A digitization of the original photographic plates that Tombaugh used to discover Pluto. (Wikimedia Commons)

The solar system’s smallest planet – which isn’t even really a planet at all – was discovered today 84 years ago. On Feb. 18, 1930, Clyde W. Tombaugh, an assistant at the Lowell Observatory in Flagstaff, Ariz., discovered Pluto while looking at a set of photographs taken by the telescope a few weeks earlier .

The Lowell Observatory, which is one of the oldest observatories in the country and home to The Discovery Channel’s telescope, was originally founded by Percival Lowell, who was the first person to believe there was an undiscovered planet near Neptune and Uranus. He died without ever finding “Planet X,” but the search was continued after his death and the new planet was discovered after years of painstaking work.

In 2006, Pluto (named for the Roman ruler of the underworld and with the first two letters of the name being an homage to Percival Lowell) was downgraded from planet to dwarf planet.

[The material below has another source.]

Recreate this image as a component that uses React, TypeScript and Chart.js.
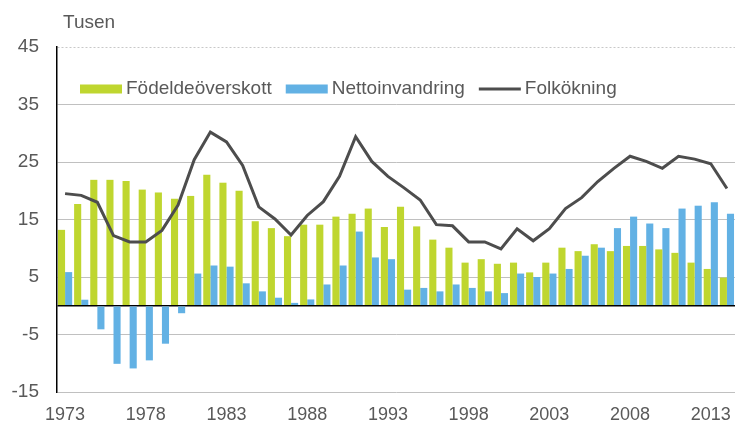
import React, { useEffect, useRef } from "react";
import { Chart, registerables } from "chart.js";

Chart.register(...registerables);

const years = [
  "1973", "1974", "1975", "1976", "1977", "1978", "1979", "1980", "1981", "1982",
  "1983", "1984", "1985", "1986", "1987", "1988", "1989", "1990", "1991", "1992",
  "1993", "1994", "1995", "1996", "1997", "1998", "1999", "2000", "2001", "2002",
  "2003", "2004", "2005", "2006", "2007", "2008", "2009", "2010", "2011", "2012",
  "2013", "2014",
];

const shownYears = ["1973", "1978", "1983", "1988", "1993", "1998", "2003", "2008", "2013"];

const fodelseoverskott = [
  13.2, 17.7, 21.9, 21.9, 21.7, 20.2, 19.7, 18.6, 19.1, 22.8,
  21.4, 20.0, 14.7, 13.5, 12.1, 14.1, 14.1, 15.5, 16.0, 16.9,
  13.7, 17.2, 13.8, 11.5, 10.1, 7.5, 8.1, 7.3, 7.5, 5.8,
  7.5, 10.1, 9.5, 10.7, 9.5, 10.4, 10.4, 9.8, 9.2, 7.5,
  6.4, 4.9,
];

const nettoinvandring = [
  5.85, 1.05, -4.1, -10.1, -10.9, -9.5, -6.6, -1.3, 5.6, 7.0,
  6.8, 3.9, 2.5, 1.4, 0.5, 1.1, 3.7, 7.0, 12.9, 8.4,
  8.1, 2.8, 3.1, 2.5, 3.7, 3.1, 2.5, 2.2, 5.6, 5.0,
  5.6, 6.4, 8.7, 10.1, 13.5, 15.5, 14.3, 13.5, 16.9, 17.4,
  18.0, 16.0,
];

const folkokning = [
  19.5, 19.2, 18.0, 12.2, 11.1, 11.1, 13.1, 17.5, 25.4, 30.2,
  28.5, 24.4, 17.2, 15.1, 12.3, 15.7, 18.1, 22.5, 29.4, 25.1,
  22.5, 20.5, 18.4, 14.1, 13.9, 11.1, 11.1, 9.9, 13.4, 11.3,
  13.4, 16.9, 18.8, 21.6, 23.9, 26.0, 25.1, 23.9, 26.0, 25.5,
  24.7, 20.4,
];

const yTickValues = [-15, -5, 0, 5, 15, 25, 35, 45];
const yLabeled = [-15, -5, 5, 15, 25, 35, 45];
const unitLabel = "Tusen";
const seriesNames = ["Födeldeöverskott", "Nettoinvandring", "Folkökning"];

const GREEN = "#bfd62f";
const BLUE = "#62b1e4";
const LINE = "#4d4d4d";
const TEXT = "#595959";
const FONT = "'Liberation Sans', Arial, sans-serif";

const overlayPlugin = {
  id: "overlay",
  afterDraw(chart: any) {
    const ctx = chart.ctx;
    ctx.save();
    ctx.fillStyle = TEXT;
    ctx.font = `19px ${FONT}`;
    ctx.textBaseline = "middle";
    ctx.textAlign = "left";
    ctx.fillText(unitLabel, 63, 23);

    const y = 89;
    let x = 80;
    const boxW = 42;
    chart.data.datasets.forEach((ds: any, i: number) => {
      const name = seriesNames[i];
      if (ds.type === "line") {
        ctx.strokeStyle = ds.borderColor;
        ctx.lineWidth = 3;
        ctx.beginPath();
        ctx.moveTo(x, y);
        ctx.lineTo(x + boxW, y);
        ctx.stroke();
      } else {
        ctx.fillStyle = ds.backgroundColor;
        ctx.fillRect(x, y - 4.5, boxW, 9);
      }
      x += boxW + 4;
      ctx.fillStyle = TEXT;
      ctx.fillText(name, x, y);
      x += ctx.measureText(name).width + 14;
    });
    ctx.restore();
  },
};

export default function App() {
  const canvasRef = useRef<HTMLCanvasElement | null>(null);

  useEffect(() => {
    document.body.style.margin = "0";
    const canvas = canvasRef.current;
    if (!canvas) return;
    const chart = new Chart(canvas, {
      type: "bar",
      data: {
        labels: years,
        datasets: [
          {
            type: "bar",
            label: seriesNames[0],
            data: fodelseoverskott,
            backgroundColor: GREEN,
            borderWidth: 0,
            order: 2,
          },
          {
            type: "bar",
            label: seriesNames[1],
            data: nettoinvandring,
            backgroundColor: BLUE,
            borderWidth: 0,
            order: 2,
          },
          {
            type: "line",
            label: seriesNames[2],
            data: folkokning,
            borderColor: LINE,
            backgroundColor: LINE,
            borderWidth: 3,
            pointRadius: 0,
            tension: 0,
            fill: false,
            order: 0,
          } as any,
        ],
      },
      options: {
        animation: false,
        responsive: true,
        maintainAspectRatio: false,
        datasets: {
          bar: { categoryPercentage: 0.88, barPercentage: 1.0 },
        },
        layout: { padding: { top: 47, right: 0, bottom: 0, left: 0 } },
        plugins: {
          legend: { display: false },
          tooltip: { enabled: false },
          title: { display: false },
        },
        scales: {
          x: {
            offset: true,
            grid: { display: false },
            border: { display: false },
            afterFit: (scale: any) => {
              scale.height = 32;
            },
            ticks: {
              autoSkip: false,
              maxRotation: 0,
              minRotation: 0,
              padding: 4,
              color: TEXT,
              font: { family: FONT, size: 18 },
              callback: (_v: any, i: number) =>
                shownYears.includes(years[i]) ? years[i] : "",
            },
          },
          y: {
            min: -15,
            max: 45,
            afterBuildTicks: (scale: any) => {
              scale.ticks = yTickValues.map((v) => ({ value: v }));
            },
            afterFit: (scale: any) => {
              scale.width = 57;
            },
            grid: {
              drawTicks: false,
              color: (c: any) =>
                c.tick && c.tick.value === 0
                  ? "#000000"
                  : c.tick && c.tick.value === 45
                  ? "#c8c8c8"
                  : "#c0c0c0",
              lineWidth: (c: any) => (c.tick && c.tick.value === 0 ? 1.5 : 1),
            },
            border: {
              display: true,
              color: "#000000",
              width: 1.5,
              dash: (c: any) => (c.tick && c.tick.value === 45 ? [2, 2] : []),
            } as any,
            ticks: {
              padding: 18,
              color: TEXT,
              font: { family: FONT, size: 19 },
              callback: (v: any) => (yLabeled.includes(Number(v)) ? String(v) : ""),
            },
          },
        },
      },
      plugins: [overlayPlugin],
    });
    return () => chart.destroy();
  }, []);

  return (
    <div style={{ position: "relative", width: 735, height: 424 }}>
      <canvas ref={canvasRef} />
    </div>
  );
}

While commercial and tourist space travel is expected to take off in the next few years, visiting Pluto might be a bit further away. It takes four hours for even the light from Pluto to reach us and it took 20 years for the Voyager probes to get in the vicinity of the dwarf planet. In 2006, NASA launched the New Horizons spacecraft for a fly-by of Pluto, with an estimated arrival of July 2015.